RECORDS FOR THIS EXERCISE:
--------------------------------

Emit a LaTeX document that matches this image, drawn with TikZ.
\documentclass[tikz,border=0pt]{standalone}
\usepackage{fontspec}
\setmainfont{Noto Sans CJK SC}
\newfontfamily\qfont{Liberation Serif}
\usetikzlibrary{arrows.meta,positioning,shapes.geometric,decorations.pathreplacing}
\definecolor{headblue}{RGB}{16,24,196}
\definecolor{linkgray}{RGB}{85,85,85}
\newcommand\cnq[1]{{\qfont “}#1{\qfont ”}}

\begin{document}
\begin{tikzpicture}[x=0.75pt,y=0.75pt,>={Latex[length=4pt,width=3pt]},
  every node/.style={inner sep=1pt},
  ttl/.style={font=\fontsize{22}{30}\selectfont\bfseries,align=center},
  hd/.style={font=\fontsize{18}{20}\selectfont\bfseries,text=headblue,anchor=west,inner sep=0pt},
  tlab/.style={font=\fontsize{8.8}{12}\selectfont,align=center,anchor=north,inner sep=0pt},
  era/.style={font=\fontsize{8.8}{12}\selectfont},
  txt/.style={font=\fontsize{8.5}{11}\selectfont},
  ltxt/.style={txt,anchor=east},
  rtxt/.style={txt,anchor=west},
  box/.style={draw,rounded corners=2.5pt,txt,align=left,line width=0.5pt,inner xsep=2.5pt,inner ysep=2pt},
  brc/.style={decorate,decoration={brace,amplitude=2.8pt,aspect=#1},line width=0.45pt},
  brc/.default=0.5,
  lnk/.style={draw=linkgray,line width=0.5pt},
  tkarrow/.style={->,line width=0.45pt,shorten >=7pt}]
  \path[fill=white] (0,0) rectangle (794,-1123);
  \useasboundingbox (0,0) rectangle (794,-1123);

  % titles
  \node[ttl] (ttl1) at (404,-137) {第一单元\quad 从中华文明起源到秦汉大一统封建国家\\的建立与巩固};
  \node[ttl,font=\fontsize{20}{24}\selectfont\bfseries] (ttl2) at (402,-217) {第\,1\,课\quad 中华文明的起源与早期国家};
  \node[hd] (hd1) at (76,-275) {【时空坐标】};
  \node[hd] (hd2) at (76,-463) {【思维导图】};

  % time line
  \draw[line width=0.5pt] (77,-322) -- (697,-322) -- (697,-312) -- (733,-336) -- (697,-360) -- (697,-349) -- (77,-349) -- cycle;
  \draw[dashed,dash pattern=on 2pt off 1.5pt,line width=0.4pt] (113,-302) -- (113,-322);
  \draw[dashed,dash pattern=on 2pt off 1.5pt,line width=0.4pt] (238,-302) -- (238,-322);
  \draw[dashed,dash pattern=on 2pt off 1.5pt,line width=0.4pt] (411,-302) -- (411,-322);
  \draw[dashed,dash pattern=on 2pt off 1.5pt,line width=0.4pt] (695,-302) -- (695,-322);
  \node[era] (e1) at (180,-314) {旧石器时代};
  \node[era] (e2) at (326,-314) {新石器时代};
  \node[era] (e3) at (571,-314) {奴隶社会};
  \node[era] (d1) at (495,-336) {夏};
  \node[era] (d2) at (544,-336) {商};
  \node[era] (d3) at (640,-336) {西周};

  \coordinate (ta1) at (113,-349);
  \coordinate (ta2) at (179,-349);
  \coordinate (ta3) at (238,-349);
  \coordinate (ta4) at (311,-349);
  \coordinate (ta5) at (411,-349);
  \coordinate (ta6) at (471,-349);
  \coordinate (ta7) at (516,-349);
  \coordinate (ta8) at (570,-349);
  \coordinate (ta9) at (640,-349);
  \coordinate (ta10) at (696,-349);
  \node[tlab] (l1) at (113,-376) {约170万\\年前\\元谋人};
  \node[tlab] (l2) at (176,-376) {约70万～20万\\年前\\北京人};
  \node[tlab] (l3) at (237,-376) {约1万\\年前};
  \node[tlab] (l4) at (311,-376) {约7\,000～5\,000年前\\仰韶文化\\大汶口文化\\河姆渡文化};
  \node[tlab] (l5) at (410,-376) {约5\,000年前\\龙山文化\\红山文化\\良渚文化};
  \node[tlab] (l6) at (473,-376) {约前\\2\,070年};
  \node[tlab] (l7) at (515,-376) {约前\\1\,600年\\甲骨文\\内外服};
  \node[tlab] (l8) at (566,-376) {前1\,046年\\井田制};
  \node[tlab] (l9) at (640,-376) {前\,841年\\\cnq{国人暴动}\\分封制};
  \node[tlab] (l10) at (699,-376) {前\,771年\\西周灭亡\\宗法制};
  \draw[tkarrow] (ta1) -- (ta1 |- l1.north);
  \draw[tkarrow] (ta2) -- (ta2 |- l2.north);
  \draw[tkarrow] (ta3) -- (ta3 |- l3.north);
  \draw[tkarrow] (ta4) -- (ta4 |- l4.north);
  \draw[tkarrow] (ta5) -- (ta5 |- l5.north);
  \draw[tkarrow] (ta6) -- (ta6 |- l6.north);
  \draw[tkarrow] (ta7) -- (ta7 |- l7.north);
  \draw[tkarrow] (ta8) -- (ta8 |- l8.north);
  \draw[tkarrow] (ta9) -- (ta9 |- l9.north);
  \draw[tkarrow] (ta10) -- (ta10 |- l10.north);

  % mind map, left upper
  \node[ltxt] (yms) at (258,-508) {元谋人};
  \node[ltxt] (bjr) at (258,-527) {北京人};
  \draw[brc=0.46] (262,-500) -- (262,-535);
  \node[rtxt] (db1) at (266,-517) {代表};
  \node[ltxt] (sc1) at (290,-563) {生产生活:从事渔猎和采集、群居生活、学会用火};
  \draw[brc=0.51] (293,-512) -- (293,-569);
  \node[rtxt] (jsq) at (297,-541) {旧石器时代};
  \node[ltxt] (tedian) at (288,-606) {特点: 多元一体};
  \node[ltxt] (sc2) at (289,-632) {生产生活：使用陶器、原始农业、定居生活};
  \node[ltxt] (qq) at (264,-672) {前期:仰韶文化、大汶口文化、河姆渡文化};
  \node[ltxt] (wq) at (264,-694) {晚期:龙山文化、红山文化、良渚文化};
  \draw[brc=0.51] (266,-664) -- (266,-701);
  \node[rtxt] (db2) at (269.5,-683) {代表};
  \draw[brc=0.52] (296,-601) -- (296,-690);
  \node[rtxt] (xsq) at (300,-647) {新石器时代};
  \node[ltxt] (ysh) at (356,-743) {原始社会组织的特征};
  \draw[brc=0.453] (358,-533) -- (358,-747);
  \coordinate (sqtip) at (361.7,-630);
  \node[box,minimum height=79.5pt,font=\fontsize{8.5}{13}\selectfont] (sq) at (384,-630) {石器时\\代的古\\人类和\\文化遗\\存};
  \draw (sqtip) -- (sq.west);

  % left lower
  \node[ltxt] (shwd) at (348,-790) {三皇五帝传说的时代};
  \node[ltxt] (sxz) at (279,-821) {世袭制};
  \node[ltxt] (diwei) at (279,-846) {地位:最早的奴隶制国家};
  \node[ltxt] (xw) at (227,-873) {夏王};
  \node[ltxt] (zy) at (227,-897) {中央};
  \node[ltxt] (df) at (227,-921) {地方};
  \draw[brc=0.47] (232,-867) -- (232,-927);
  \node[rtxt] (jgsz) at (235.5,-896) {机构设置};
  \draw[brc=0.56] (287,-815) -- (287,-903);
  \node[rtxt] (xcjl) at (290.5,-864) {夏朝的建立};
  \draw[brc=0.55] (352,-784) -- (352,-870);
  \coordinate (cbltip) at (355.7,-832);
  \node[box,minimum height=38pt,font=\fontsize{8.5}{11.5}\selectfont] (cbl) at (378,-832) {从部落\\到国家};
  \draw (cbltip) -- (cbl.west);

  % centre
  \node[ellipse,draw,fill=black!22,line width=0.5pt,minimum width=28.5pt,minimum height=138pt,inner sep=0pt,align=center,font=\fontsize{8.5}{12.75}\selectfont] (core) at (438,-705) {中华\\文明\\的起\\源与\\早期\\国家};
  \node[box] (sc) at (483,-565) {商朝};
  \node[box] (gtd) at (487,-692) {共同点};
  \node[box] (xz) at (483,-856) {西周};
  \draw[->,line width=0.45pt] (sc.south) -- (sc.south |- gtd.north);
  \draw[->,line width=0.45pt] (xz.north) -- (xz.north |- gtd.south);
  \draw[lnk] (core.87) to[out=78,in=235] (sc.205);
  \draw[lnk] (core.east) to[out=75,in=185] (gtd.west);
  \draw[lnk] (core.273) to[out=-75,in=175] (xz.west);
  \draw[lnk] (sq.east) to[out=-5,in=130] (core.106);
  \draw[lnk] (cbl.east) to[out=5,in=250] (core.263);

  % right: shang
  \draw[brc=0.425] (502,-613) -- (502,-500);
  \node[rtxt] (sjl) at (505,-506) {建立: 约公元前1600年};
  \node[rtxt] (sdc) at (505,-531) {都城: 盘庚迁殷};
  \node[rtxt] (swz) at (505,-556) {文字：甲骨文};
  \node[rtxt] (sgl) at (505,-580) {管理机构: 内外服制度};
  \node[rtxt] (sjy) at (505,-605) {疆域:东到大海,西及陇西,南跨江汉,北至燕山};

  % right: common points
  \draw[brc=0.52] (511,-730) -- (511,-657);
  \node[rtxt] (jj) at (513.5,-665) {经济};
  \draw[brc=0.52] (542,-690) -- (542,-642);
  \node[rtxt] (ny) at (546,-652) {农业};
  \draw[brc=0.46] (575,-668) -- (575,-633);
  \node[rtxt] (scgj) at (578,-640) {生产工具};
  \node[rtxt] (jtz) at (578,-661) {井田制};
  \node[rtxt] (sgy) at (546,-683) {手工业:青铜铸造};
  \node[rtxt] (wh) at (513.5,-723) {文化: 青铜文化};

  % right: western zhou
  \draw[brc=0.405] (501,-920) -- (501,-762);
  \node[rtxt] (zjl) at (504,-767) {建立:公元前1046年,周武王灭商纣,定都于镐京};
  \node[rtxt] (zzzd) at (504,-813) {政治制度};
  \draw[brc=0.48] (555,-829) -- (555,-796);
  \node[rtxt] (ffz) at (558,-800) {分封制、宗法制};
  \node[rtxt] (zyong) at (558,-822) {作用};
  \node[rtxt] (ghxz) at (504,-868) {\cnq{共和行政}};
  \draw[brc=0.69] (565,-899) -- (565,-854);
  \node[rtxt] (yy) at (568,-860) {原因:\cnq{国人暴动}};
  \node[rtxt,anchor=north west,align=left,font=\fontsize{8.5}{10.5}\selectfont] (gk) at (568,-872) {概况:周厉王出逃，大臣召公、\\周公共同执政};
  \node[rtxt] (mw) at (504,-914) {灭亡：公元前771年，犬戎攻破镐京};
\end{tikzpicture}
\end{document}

--------------------------------

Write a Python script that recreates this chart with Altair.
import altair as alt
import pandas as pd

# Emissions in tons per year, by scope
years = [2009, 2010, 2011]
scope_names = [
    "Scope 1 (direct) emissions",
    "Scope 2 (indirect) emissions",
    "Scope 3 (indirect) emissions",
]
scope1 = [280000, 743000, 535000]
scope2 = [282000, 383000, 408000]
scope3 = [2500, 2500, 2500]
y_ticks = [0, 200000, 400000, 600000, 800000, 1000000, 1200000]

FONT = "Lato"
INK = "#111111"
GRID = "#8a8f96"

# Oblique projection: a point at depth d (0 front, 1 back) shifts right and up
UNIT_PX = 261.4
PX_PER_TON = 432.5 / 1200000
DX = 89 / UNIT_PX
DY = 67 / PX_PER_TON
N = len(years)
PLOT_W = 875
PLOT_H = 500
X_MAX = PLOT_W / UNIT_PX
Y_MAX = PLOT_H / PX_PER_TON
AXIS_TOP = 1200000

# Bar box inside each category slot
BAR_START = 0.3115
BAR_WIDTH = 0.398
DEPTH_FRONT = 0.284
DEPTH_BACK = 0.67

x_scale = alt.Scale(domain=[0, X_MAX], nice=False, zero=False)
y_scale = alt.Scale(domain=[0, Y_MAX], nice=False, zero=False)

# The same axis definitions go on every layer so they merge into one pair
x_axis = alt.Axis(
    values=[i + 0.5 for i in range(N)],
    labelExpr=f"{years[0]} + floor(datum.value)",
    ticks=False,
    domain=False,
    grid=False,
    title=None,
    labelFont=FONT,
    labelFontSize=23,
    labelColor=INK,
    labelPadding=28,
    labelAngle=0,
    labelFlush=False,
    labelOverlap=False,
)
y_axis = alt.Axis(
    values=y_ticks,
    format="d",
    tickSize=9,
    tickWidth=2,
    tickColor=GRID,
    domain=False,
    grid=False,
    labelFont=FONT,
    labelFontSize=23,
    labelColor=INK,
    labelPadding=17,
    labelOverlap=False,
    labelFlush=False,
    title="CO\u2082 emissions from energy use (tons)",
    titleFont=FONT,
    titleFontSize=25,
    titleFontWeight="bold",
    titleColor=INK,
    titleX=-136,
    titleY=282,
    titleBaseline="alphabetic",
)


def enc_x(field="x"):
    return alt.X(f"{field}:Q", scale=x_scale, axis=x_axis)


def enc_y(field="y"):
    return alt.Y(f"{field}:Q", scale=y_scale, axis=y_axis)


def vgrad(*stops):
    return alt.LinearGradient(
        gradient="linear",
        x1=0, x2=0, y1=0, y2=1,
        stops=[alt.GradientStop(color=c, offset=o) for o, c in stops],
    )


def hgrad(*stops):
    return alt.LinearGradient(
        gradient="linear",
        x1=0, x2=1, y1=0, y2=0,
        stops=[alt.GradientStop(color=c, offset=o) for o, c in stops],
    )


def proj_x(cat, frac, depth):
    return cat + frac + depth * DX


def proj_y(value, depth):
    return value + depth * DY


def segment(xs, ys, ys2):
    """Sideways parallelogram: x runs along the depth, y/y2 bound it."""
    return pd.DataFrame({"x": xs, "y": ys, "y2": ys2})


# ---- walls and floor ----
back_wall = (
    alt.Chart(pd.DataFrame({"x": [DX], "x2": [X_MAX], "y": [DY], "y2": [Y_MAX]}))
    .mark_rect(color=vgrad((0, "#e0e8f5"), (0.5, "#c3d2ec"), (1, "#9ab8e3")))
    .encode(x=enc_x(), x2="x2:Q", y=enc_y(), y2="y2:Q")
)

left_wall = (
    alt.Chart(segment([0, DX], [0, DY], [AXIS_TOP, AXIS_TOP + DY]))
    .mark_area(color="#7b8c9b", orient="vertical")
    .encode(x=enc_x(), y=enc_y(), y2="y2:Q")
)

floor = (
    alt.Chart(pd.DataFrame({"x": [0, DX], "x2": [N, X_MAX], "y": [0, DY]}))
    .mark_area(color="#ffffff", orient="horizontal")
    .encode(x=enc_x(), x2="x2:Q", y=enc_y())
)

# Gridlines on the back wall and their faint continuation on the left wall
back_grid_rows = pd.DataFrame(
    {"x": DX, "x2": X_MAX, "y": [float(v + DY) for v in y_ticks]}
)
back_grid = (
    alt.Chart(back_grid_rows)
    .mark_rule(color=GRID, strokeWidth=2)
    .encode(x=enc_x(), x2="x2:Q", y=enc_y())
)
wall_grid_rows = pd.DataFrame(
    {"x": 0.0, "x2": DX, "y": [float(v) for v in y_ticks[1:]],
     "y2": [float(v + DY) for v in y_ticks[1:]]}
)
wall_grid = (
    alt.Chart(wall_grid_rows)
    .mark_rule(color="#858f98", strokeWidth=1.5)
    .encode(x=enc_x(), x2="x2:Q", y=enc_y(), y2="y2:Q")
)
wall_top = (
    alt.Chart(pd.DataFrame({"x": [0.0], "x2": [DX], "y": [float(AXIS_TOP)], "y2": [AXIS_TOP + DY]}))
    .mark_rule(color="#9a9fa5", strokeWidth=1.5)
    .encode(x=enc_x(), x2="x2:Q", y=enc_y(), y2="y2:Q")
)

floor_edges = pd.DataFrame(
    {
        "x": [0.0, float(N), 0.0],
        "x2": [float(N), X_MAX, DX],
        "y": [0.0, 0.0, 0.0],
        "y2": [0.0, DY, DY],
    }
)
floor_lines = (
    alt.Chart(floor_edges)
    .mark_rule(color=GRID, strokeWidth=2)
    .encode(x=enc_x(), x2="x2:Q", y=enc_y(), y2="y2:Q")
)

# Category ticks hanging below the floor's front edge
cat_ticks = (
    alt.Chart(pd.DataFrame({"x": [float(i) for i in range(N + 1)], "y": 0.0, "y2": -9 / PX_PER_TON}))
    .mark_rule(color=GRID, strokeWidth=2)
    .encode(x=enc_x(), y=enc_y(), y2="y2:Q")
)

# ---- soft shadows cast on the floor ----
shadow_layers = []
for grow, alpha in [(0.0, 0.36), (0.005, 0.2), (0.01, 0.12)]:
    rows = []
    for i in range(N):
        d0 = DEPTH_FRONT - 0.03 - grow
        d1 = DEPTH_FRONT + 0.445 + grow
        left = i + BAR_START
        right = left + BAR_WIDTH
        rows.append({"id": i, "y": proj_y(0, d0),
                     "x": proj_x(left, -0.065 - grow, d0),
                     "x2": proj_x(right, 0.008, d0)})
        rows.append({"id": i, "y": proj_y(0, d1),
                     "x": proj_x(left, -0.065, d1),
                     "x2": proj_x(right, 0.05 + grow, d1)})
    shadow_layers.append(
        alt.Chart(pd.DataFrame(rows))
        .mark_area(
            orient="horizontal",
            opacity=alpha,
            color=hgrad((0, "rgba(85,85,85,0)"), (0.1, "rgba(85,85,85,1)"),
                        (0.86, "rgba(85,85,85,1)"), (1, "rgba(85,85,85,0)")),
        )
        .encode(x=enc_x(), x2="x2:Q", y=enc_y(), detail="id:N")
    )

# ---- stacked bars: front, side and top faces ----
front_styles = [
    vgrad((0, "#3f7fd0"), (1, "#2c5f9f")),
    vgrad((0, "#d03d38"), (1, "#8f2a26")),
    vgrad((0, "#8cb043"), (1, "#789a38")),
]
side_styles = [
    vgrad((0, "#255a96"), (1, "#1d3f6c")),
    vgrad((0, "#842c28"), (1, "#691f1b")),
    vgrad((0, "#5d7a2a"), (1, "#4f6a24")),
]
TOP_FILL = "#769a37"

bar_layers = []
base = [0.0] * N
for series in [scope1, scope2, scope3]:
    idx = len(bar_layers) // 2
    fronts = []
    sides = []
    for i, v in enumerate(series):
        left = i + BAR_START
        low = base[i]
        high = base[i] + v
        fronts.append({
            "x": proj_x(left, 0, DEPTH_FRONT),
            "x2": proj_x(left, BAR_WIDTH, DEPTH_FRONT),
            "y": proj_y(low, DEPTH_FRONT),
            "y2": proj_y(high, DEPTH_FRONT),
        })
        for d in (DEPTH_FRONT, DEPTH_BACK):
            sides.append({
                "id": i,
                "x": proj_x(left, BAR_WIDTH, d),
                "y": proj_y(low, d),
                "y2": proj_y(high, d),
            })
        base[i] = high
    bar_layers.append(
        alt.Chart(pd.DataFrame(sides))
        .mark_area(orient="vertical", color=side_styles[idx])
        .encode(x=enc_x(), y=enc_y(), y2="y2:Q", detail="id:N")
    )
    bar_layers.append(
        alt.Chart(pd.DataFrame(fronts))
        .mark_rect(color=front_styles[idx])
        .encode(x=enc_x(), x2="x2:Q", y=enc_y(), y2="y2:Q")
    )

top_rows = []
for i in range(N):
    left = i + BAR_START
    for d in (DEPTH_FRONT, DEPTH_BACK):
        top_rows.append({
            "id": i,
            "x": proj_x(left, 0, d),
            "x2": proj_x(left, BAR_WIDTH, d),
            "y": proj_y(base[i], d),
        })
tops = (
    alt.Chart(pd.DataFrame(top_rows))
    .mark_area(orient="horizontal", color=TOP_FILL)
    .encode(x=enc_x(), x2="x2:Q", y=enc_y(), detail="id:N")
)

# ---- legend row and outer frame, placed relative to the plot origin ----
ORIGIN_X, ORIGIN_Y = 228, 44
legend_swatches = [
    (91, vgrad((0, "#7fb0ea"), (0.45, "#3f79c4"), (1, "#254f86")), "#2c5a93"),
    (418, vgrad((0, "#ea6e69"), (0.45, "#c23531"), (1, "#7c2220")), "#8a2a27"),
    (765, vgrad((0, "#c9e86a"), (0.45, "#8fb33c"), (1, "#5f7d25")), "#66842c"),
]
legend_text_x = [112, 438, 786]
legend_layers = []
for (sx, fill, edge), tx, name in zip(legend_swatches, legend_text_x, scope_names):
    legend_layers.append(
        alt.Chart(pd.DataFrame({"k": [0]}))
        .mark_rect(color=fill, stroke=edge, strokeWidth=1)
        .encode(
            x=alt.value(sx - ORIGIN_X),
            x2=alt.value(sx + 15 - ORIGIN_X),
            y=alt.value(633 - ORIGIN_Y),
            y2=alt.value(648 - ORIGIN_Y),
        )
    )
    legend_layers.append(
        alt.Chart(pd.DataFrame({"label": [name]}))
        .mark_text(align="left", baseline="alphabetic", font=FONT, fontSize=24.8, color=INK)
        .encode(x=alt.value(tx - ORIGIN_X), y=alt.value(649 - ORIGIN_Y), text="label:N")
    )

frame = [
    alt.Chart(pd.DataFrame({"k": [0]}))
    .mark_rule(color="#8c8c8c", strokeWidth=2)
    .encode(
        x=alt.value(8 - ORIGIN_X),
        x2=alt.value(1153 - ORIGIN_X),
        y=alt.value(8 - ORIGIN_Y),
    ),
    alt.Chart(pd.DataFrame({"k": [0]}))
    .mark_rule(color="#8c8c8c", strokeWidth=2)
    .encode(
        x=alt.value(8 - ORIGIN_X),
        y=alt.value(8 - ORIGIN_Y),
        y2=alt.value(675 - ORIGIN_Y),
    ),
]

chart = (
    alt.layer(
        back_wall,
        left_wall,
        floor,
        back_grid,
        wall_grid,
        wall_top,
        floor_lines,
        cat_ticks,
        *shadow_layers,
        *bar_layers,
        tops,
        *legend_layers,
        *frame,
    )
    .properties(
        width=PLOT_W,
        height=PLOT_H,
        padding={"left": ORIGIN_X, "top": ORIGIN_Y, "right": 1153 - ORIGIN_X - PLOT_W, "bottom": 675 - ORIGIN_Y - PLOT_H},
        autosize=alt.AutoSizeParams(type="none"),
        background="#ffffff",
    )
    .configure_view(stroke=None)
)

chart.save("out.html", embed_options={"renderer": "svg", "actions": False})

--------------------------------

OBJECTIVE: Begin at the line that has "Write a Python"; stop after the line that has "y_scale = alt.Scale(domain=[0, Y_MAX], nice=False, zero=False)". Copy every line in that span exactly.

ANSWER IN FULL:
Write a Python script that recreates this chart with Altair.
import altair as alt
import pandas as pd

# Emissions in tons per year, by scope
years = [2009, 2010, 2011]
scope_names = [
    "Scope 1 (direct) emissions",
    "Scope 2 (indirect) emissions",
    "Scope 3 (indirect) emissions",
]
scope1 = [280000, 743000, 535000]
scope2 = [282000, 383000, 408000]
scope3 = [2500, 2500, 2500]
y_ticks = [0, 200000, 400000, 600000, 800000, 1000000, 1200000]

FONT = "Lato"
INK = "#111111"
GRID = "#8a8f96"

# Oblique projection: a point at depth d (0 front, 1 back) shifts right and up
UNIT_PX = 261.4
PX_PER_TON = 432.5 / 1200000
DX = 89 / UNIT_PX
DY = 67 / PX_PER_TON
N = len(years)
PLOT_W = 875
PLOT_H = 500
X_MAX = PLOT_W / UNIT_PX
Y_MAX = PLOT_H / PX_PER_TON
AXIS_TOP = 1200000

# Bar box inside each category slot
BAR_START = 0.3115
BAR_WIDTH = 0.398
DEPTH_FRONT = 0.284
DEPTH_BACK = 0.67

x_scale = alt.Scale(domain=[0, X_MAX], nice=False, zero=False)
y_scale = alt.Scale(domain=[0, Y_MAX], nice=False, zero=False)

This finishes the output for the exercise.